TO DO:
Transcribe the whole listing without a single picture.

DATA SHOWN:
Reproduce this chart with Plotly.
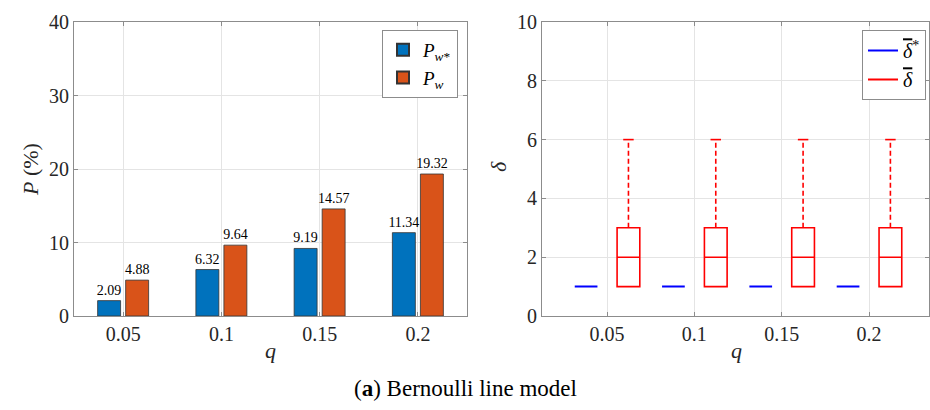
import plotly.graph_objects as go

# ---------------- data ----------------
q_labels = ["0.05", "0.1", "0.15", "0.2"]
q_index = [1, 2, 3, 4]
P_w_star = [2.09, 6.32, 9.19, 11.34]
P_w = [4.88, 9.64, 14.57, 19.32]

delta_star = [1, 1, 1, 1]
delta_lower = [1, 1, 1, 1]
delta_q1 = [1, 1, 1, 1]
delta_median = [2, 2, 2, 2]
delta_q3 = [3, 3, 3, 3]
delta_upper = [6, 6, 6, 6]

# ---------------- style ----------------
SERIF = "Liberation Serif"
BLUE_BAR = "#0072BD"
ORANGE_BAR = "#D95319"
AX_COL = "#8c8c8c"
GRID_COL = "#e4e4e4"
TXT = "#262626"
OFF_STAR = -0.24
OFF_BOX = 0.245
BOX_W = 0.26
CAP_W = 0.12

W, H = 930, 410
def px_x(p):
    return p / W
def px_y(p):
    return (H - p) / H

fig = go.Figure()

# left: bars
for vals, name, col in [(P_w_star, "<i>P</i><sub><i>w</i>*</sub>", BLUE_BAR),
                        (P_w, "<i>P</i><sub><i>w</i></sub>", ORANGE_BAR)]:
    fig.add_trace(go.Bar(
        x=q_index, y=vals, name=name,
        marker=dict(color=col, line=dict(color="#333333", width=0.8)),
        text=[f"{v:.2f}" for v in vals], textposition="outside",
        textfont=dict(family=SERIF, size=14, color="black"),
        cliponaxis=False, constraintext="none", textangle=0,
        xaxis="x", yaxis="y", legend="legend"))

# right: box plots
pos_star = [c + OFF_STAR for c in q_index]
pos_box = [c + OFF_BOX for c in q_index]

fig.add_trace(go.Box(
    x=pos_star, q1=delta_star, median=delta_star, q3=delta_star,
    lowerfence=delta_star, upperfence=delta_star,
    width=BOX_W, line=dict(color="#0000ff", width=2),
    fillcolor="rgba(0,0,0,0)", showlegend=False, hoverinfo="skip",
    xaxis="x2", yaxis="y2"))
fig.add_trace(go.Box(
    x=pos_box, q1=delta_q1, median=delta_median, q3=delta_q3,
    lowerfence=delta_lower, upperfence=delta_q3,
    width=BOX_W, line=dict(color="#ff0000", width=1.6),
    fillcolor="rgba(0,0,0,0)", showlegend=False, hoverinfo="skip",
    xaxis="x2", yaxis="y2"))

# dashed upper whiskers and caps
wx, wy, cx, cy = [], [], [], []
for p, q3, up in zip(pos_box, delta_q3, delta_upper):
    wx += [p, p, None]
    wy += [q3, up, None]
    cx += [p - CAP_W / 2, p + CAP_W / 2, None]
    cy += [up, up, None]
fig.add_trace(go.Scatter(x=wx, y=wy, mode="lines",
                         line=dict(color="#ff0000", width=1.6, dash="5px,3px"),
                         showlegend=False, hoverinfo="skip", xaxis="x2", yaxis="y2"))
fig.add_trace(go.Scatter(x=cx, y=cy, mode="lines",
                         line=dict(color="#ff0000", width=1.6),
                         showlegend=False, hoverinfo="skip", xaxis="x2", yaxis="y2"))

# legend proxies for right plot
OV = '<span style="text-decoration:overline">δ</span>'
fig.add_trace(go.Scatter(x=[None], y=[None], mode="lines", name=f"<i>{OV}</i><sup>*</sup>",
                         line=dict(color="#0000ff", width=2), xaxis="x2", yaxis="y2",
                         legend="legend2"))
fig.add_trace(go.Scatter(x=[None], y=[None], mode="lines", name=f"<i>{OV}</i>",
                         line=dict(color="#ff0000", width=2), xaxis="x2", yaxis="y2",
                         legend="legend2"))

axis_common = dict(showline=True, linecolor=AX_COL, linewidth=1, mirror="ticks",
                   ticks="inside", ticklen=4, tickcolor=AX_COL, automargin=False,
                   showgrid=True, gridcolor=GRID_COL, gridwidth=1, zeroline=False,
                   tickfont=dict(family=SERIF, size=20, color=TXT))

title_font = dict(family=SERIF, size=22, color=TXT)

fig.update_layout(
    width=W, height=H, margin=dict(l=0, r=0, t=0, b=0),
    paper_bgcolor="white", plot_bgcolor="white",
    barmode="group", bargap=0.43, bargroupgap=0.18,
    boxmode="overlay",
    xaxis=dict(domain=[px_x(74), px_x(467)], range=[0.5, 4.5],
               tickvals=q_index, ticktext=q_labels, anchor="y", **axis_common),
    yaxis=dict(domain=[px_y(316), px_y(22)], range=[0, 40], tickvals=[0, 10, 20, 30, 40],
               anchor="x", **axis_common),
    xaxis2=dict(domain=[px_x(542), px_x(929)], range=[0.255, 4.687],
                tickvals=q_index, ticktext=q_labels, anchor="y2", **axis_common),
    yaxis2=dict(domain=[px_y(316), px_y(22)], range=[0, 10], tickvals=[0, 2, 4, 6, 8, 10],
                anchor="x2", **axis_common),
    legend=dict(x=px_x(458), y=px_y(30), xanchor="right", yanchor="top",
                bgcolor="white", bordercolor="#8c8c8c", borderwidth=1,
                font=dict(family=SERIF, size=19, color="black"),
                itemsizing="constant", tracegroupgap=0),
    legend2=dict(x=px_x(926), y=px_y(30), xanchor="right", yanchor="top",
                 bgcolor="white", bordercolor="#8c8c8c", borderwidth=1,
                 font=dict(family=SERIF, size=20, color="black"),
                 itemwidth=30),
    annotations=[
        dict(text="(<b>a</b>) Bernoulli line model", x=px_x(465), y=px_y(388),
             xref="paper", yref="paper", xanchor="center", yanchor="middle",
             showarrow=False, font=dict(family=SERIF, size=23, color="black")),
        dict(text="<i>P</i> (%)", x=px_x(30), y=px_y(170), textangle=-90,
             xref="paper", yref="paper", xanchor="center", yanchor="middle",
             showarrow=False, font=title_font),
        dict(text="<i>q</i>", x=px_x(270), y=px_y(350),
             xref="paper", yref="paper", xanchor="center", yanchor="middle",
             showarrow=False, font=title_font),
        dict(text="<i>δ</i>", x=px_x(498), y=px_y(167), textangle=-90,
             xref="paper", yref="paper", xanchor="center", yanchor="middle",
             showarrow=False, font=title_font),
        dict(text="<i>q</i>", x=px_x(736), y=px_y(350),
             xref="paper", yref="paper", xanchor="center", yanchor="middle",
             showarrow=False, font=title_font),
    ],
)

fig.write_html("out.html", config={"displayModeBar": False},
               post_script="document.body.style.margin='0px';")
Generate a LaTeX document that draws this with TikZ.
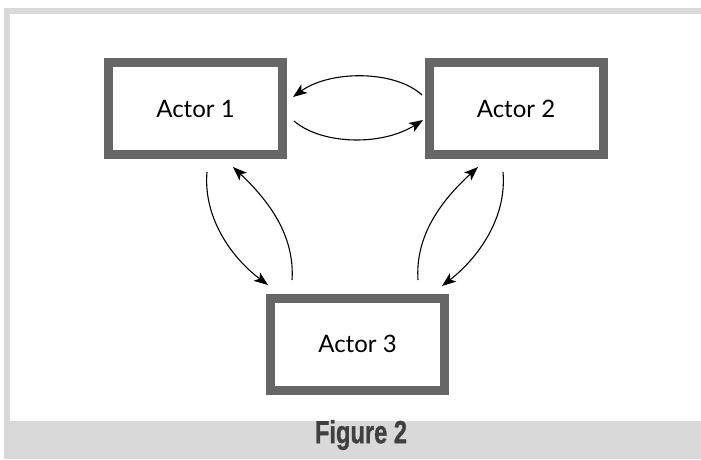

EXERCISE OUTPUT:
Reproduce this chart with Plotly.
import plotly.graph_objects as go

# ---------------- data ----------------
q_labels = ["0.05", "0.1", "0.15", "0.2"]
q_index = [1, 2, 3, 4]
P_w_star = [2.09, 6.32, 9.19, 11.34]
P_w = [4.88, 9.64, 14.57, 19.32]

delta_star = [1, 1, 1, 1]
delta_lower = [1, 1, 1, 1]
delta_q1 = [1, 1, 1, 1]
delta_median = [2, 2, 2, 2]
delta_q3 = [3, 3, 3, 3]
delta_upper = [6, 6, 6, 6]

# ---------------- style ----------------
SERIF = "Liberation Serif"
BLUE_BAR = "#0072BD"
ORANGE_BAR = "#D95319"
AX_COL = "#8c8c8c"
GRID_COL = "#e4e4e4"
TXT = "#262626"
OFF_STAR = -0.24
OFF_BOX = 0.245
BOX_W = 0.26
CAP_W = 0.12

W, H = 930, 410
def px_x(p):
    return p / W
def px_y(p):
    return (H - p) / H

fig = go.Figure()

# left: bars
for vals, name, col in [(P_w_star, "<i>P</i><sub><i>w</i>*</sub>", BLUE_BAR),
                        (P_w, "<i>P</i><sub><i>w</i></sub>", ORANGE_BAR)]:
    fig.add_trace(go.Bar(
        x=q_index, y=vals, name=name,
        marker=dict(color=col, line=dict(color="#333333", width=0.8)),
        text=[f"{v:.2f}" for v in vals], textposition="outside",
        textfont=dict(family=SERIF, size=14, color="black"),
        cliponaxis=False, constraintext="none", textangle=0,
        xaxis="x", yaxis="y", legend="legend"))

# right: box plots
pos_star = [c + OFF_STAR for c in q_index]
pos_box = [c + OFF_BOX for c in q_index]

fig.add_trace(go.Box(
    x=pos_star, q1=delta_star, median=delta_star, q3=delta_star,
    lowerfence=delta_star, upperfence=delta_star,
    width=BOX_W, line=dict(color="#0000ff", width=2),
    fillcolor="rgba(0,0,0,0)", showlegend=False, hoverinfo="skip",
    xaxis="x2", yaxis="y2"))
fig.add_trace(go.Box(
    x=pos_box, q1=delta_q1, median=delta_median, q3=delta_q3,
    lowerfence=delta_lower, upperfence=delta_q3,
    width=BOX_W, line=dict(color="#ff0000", width=1.6),
    fillcolor="rgba(0,0,0,0)", showlegend=False, hoverinfo="skip",
    xaxis="x2", yaxis="y2"))

# dashed upper whiskers and caps
wx, wy, cx, cy = [], [], [], []
for p, q3, up in zip(pos_box, delta_q3, delta_upper):
    wx += [p, p, None]
    wy += [q3, up, None]
    cx += [p - CAP_W / 2, p + CAP_W / 2, None]
    cy += [up, up, None]
fig.add_trace(go.Scatter(x=wx, y=wy, mode="lines",
                         line=dict(color="#ff0000", width=1.6, dash="5px,3px"),
                         showlegend=False, hoverinfo="skip", xaxis="x2", yaxis="y2"))
fig.add_trace(go.Scatter(x=cx, y=cy, mode="lines",
                         line=dict(color="#ff0000", width=1.6),
                         showlegend=False, hoverinfo="skip", xaxis="x2", yaxis="y2"))

# legend proxies for right plot
OV = '<span style="text-decoration:overline">δ</span>'
fig.add_trace(go.Scatter(x=[None], y=[None], mode="lines", name=f"<i>{OV}</i><sup>*</sup>",
                         line=dict(color="#0000ff", width=2), xaxis="x2", yaxis="y2",
                         legend="legend2"))
fig.add_trace(go.Scatter(x=[None], y=[None], mode="lines", name=f"<i>{OV}</i>",
                         line=dict(color="#ff0000", width=2), xaxis="x2", yaxis="y2",
                         legend="legend2"))

axis_common = dict(showline=True, linecolor=AX_COL, linewidth=1, mirror="ticks",
                   ticks="inside", ticklen=4, tickcolor=AX_COL, automargin=False,
                   showgrid=True, gridcolor=GRID_COL, gridwidth=1, zeroline=False,
                   tickfont=dict(family=SERIF, size=20, color=TXT))

title_font = dict(family=SERIF, size=22, color=TXT)

fig.update_layout(
    width=W, height=H, margin=dict(l=0, r=0, t=0, b=0),
    paper_bgcolor="white", plot_bgcolor="white",
    barmode="group", bargap=0.43, bargroupgap=0.18,
    boxmode="overlay",
    xaxis=dict(domain=[px_x(74), px_x(467)], range=[0.5, 4.5],
               tickvals=q_index, ticktext=q_labels, anchor="y", **axis_common),
    yaxis=dict(domain=[px_y(316), px_y(22)], range=[0, 40], tickvals=[0, 10, 20, 30, 40],
               anchor="x", **axis_common),
    xaxis2=dict(domain=[px_x(542), px_x(929)], range=[0.255, 4.687],
                tickvals=q_index, ticktext=q_labels, anchor="y2", **axis_common),
    yaxis2=dict(domain=[px_y(316), px_y(22)], range=[0, 10], tickvals=[0, 2, 4, 6, 8, 10],
                anchor="x2", **axis_common),
    legend=dict(x=px_x(458), y=px_y(30), xanchor="right", yanchor="top",
                bgcolor="white", bordercolor="#8c8c8c", borderwidth=1,
                font=dict(family=SERIF, size=19, color="black"),
                itemsizing="constant", tracegroupgap=0),
    legend2=dict(x=px_x(926), y=px_y(30), xanchor="right", yanchor="top",
                 bgcolor="white", bordercolor="#8c8c8c", borderwidth=1,
                 font=dict(family=SERIF, size=20, color="black"),
                 itemwidth=30),
    annotations=[
        dict(text="(<b>a</b>) Bernoulli line model", x=px_x(465), y=px_y(388),
             xref="paper", yref="paper", xanchor="center", yanchor="middle",
             showarrow=False, font=dict(family=SERIF, size=23, color="black")),
        dict(text="<i>P</i> (%)", x=px_x(30), y=px_y(170), textangle=-90,
             xref="paper", yref="paper", xanchor="center", yanchor="middle",
             showarrow=False, font=title_font),
        dict(text="<i>q</i>", x=px_x(270), y=px_y(350),
             xref="paper", yref="paper", xanchor="center", yanchor="middle",
             showarrow=False, font=title_font),
        dict(text="<i>δ</i>", x=px_x(498), y=px_y(167), textangle=-90,
             xref="paper", yref="paper", xanchor="center", yanchor="middle",
             showarrow=False, font=title_font),
        dict(text="<i>q</i>", x=px_x(736), y=px_y(350),
             xref="paper", yref="paper", xanchor="center", yanchor="middle",
             showarrow=False, font=title_font),
    ],
)

fig.write_html("out.html", config={"displayModeBar": False},
               post_script="document.body.style.margin='0px';")
Generate a LaTeX document that draws this with TikZ.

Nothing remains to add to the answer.